Especificación de requerimientos de software

DM4DEM: A GRASS-compatible tool for blunder detection of DEM

Gonzalo Durañona and Carlos López^(*)
Centro de Cálculo, INCO
Facultad de Ingeniería CP 11300
Julio Herrera y Reissig 565, Montevideo, URUGUAY
Ph. +5982 7114229; Fax +5982 7115446
Email: gonzalod@interware.org, carlos@fing.edu.uy

Keywords:

Abstract
Present day GIS are complex pieces of software devoted to manipulate, analyze, store and report results about geographic data. However, there is a substantial lack of standard, readily available tools to critically analyze the input data itself, in order to detect or highlight suspicious values.
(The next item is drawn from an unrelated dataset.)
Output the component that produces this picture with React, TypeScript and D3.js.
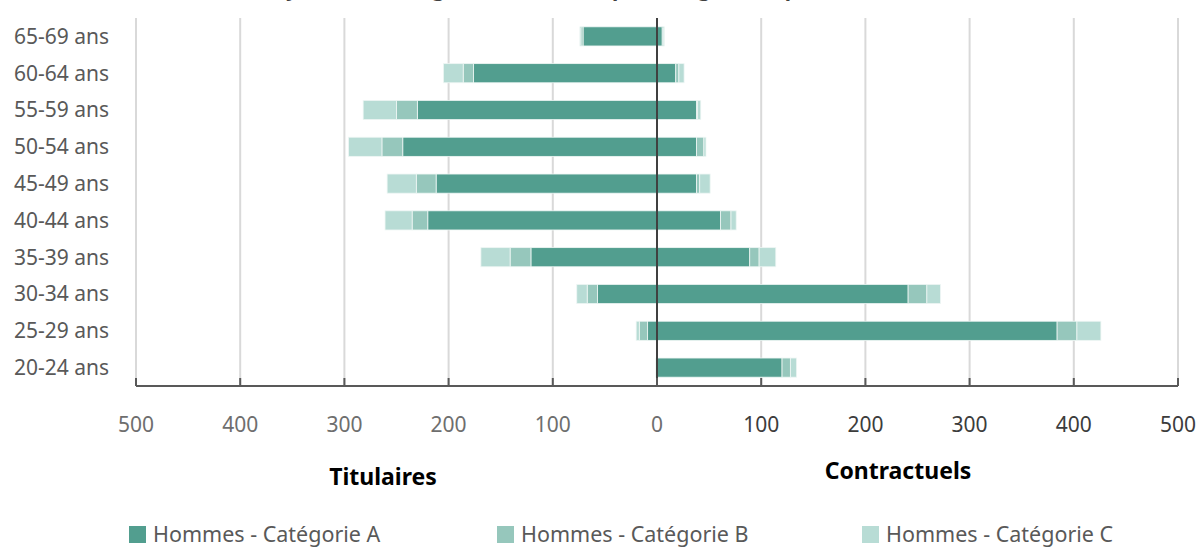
import React from "react";
import * as d3 from "d3";

const ages = ["20-24 ans", "25-29 ans", "30-34 ans", "35-39 ans", "40-44 ans", "45-49 ans", "50-54 ans", "55-59 ans", "60-64 ans", "65-69 ans"];
const titA = [1, 9, 57, 121, 220, 212, 244, 230, 176, 71];
const titB = [0, 8, 10, 20, 15, 19, 20, 20, 10, 2];
const titC = [0, 3, 10, 28, 26, 28, 32, 32, 19, 1];
const conA = [120, 384, 241, 89, 61, 38, 38, 38, 18, 5];
const conB = [8, 19, 18, 9, 10, 3, 7, 1, 3, 1];
const conC = [6, 23, 13, 16, 5, 10, 2, 3, 5, 1];
const seriesNames = ["Hommes - Catégorie A", "Hommes - Catégorie B", "Hommes - Catégorie C"];
const colors = ["#529e8f", "#96c7bc", "#b8dcd5"];
const ticks = [-500, -400, -300, -200, -100, 0, 100, 200, 300, 400, 500];
const title = "Pyramide des âges des hommes par catégorie et par statut";

const FONT = "'Noto Sans', 'Open Sans', sans-serif";

export default function App() {
  const W = 1200, H = 547;
  const top = 18, bottom = 386;
  const x = d3.scaleLinear().domain([-500, 500]).range([136, 1178]);
  const y = d3.scaleBand<string>().domain([...ages].reverse()).range([top, bottom]).paddingInner(0.48).paddingOuter(0.24);

  const bars: JSX.Element[] = [];
  ages.forEach((age, i) => {
    const tit = [titA[i], titB[i], titC[i]];
    const con = [conA[i], conB[i], conC[i]];
    let acc = 0;
    tit.forEach((v, k) => {
      if (v <= 0) return;
      const x0 = x(-acc), x1 = x(-(acc + v));
      bars.push(<rect key={`t${i}${k}`} x={x1} y={y(age)} width={x0 - x1} height={y.bandwidth()} fill={colors[k]} stroke="#eef6f4" strokeWidth={0.8} />);
      acc += v;
    });
    acc = 0;
    con.forEach((v, k) => {
      if (v <= 0) return;
      const x0 = x(acc), x1 = x(acc + v);
      bars.push(<rect key={`c${i}${k}`} x={x0} y={y(age)} width={x1 - x0} height={y.bandwidth()} fill={colors[k]} stroke="#eef6f4" strokeWidth={0.8} />);
      acc += v;
    });
  });

  const legendX = [129, 497, 862];

  return (
    <svg width={W} height={H} style={{ position: "absolute", left: 0, top: 0, display: "block", background: "#fff" }} fontFamily={FONT}>
      <text x={273} y={-4} fontSize={21} fontWeight="bold" fill="#404040">{title}</text>
      {ticks.map(t => (
        <line key={`g${t}`} x1={x(t)} x2={x(t)} y1={top} y2={bottom} stroke="#d9d9d9" strokeWidth={2} />
      ))}
      {bars}
      <line x1={x(0)} x2={x(0)} y1={top} y2={bottom} stroke="#404040" strokeWidth={2} />
      <line x1={x(-500)} x2={x(500)} y1={bottom} y2={bottom} stroke="#595959" strokeWidth={2} />
      {ticks.map(t => (
        <line key={`tk${t}`} x1={x(t)} x2={x(t)} y1={bottom - 8} y2={bottom} stroke="#595959" strokeWidth={2} />
      ))}
      {ticks.map(t => (
        <text key={`tl${t}`} x={x(t)} y={432} textAnchor="middle" fontSize={21} fill={t <= 0 ? "#6e6e6e" : "#3c3c3c"}>{Math.abs(t)}</text>
      ))}
      {ages.map(a => (
        <text key={`a${a}`} x={109} y={(y(a) as number) + y.bandwidth() / 2} dy="0.35em" textAnchor="end" fontSize={21} fill="#595959">{a}</text>
      ))}
      <text x={383} y={485} textAnchor="middle" fontSize={23} fontWeight="bold" fill="#000">Titulaires</text>
      <text x={898} y={479} textAnchor="middle" fontSize={23} fontWeight="bold" fill="#000">Contractuels</text>
      {seriesNames.map((n, k) => (
        <g key={n}>
          <rect x={legendX[k]} y={526} width={17} height={17} fill={colors[k]} />
          <text x={legendX[k] + 24} y={542} fontSize={21.5} fill="#595959">{n}</text>
        </g>
      ))}
    </svg>
  );
}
This complains about present day software is highly complementary with the one raised about uncertainty of data, but is not the same. We here attempt to improve the accuracy of the dataset by using judiciously the supplied algorithms, which might help in reducing the uncertainty to some extent. DM4DEM (which stands for Data Mining for Digital Elevation Models) is an application for Graphical Information System which can do outlier detection of raster data in general, and in particular of DEM. Its interface allows the user to locate unlikely values of the elevation of the digital set using different criteria or algorithms even provided by the end user, and later edit them within the same environment. Both outlier (or blunder) detection algorithms shipped with the software do not assume any particular source for the DEM (i.e. contour lines, photogrammetric pairs, direct survey, etc.) which makes the tool very suitable for end users, which might receive the data just "as is" without metadata about its lineage. To the author´s knowledge, this is the first implementation of this feature in a popular GIS package.

1. Introduction
Recent efforts to describe the natural uncertainty of typical GIS datasets led to a review of the relationship between theory and software. Some authors claim that, despite being data quality (and accuracy as one of its components) have caught the attention of the research community, little transfer have done to the current GIS software. They simply ignore the possibility of dealing with errors, outliers and similar artifacts, despite appropriate knowledge (and software!) has been developed elsewhere. Chrisman, 1998 describes for example, the pervasive use of the least square method for most task within a GIS, even though it is well known that such algorithm is badly affected by outliers. He illustrated his point with the operation of coordinate transformations. The circle is closed by considering that the users will not be aware of the effects of uncertainty and errors since its most favorite software ignores such possibility, and thus they will not require accuracy statements from the associated metadata records to their datasets.
This paper attempts to break such circle, by describing a piece of software which can be added to a popular GIS package and allow the user to manage state-of-the-art techniques for outlier detection in DEM.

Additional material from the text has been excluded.